All students at some point in their education has had a teacher who changed their outlook on life. Perhaps there was one teacher who demonstrated life lessons not found strictly in textbooks or in studying for exams.
“The History Boys” brings to life such an instructor who fought for his students to retain integrity and stressed less the importance of college entrance exams.
The play, which opened at the Ahmanson Theatre in downtown Los Angeles on Nov. 7, creates a structured environment in which its characters are free to express their inner thoughts.
The audience is provided with insight into all of the characters; it is as if they have received an invitation into the reasons for each one’s behaviors and actions.
Set in 1980s England, “History Boys” transports the audience to an all-boys high school where students are trying to pass an exam to get into Oxford or Cambridge – the most highly desired options, despite the boy’s unlikelihood of being accepted at either one.
They are faced with one eccentric teacher, Hector, who could care less about any form of organization or conformity and his younger polar opposite, Irwin.
Irwin convinces the boys that he can get them ready for their exams, and with hard work will ensure they get into the prestigious college of their choice.
The school’s headmaster is stodgy and cares only for academic improvement measurable by exam scores.
The boys’ former history teacher, Mrs. Lintott, tries to bring about harmony among the teaching staff to no avail.
While looking for guidance the boys are instead confronted with teachers with completely different ideals.
Hector praises silliness in the classroom and a love of poetry. Irwin focuses strictly on what the boys will need to memorize and regurgitate for the exams.

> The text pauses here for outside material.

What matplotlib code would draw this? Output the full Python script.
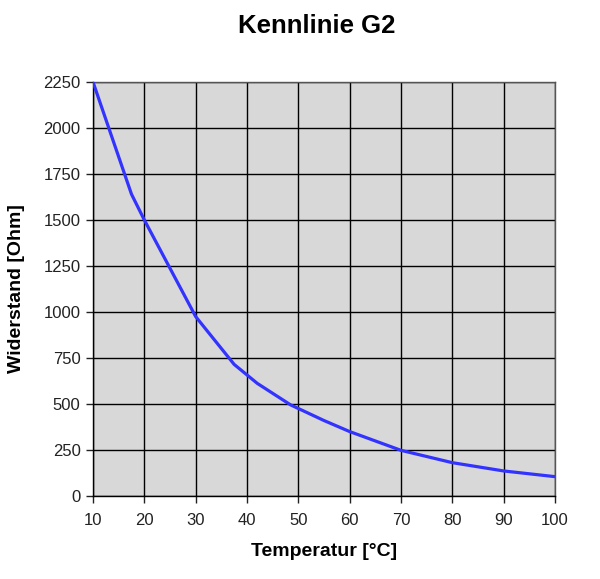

The play at first glance would seem boring; there are no sex scenes or violence.
Rather this play is an example of fine writing (by Alan Bennett) and innovative set design.
The production incorporates 80s music in pre-recorded scenes that take place throughout to exhibit action that takes place outside of the classroom walls.
The set changes and added songs help the play move along with its timing, so that no scene feels drawn out.
Perhaps the only disappointing aspect of the play is the dialogue. While the mostly all-American cast convincingly pulls off British accents, there are many moments when the audience has to strain to understand the actors.
Bennett is much too exquisite a playwright for his words to not all be fully enunciated.
Many of the teenagers in “History Boys” stand out as exceptional actors. Their energy onstage is part of the reason the show maintains its soul throughout the production.
One of the most entertaining actors to watch is Alex Brightman, who plays a young man questioning his sexuality.
His lines most often stand out as the funny parts in scenes that might have otherwise been unremarkable.
While all of the actors provide their own stories, it is Brightman’s performance that adds depth and heart to the boys’ stories.
However the play truly belongs to Dakin Matthews, who plays the inveterate, unconventional Hector.
The actor has a prolific history working on stage and screen, but this will probably be his finest role as a man who refuses to let age or experience diminish his love of life and literature.
Matthews grounds the show with his impressive monologues and asides to the audience.
The play will continue to run until Dec. 9.
Everyone deserves a chance to remember what difference educators can make in the lives of their students, especially the unconventional ones who show that learning is more about discovering your true self than memorizing information.
“History Boys” demonstrates that it is not necessarily the lectures one receives in school that will change the course of the future: it is the people met along the way that make all the difference.
“The History Boys” runs through Dec. 9.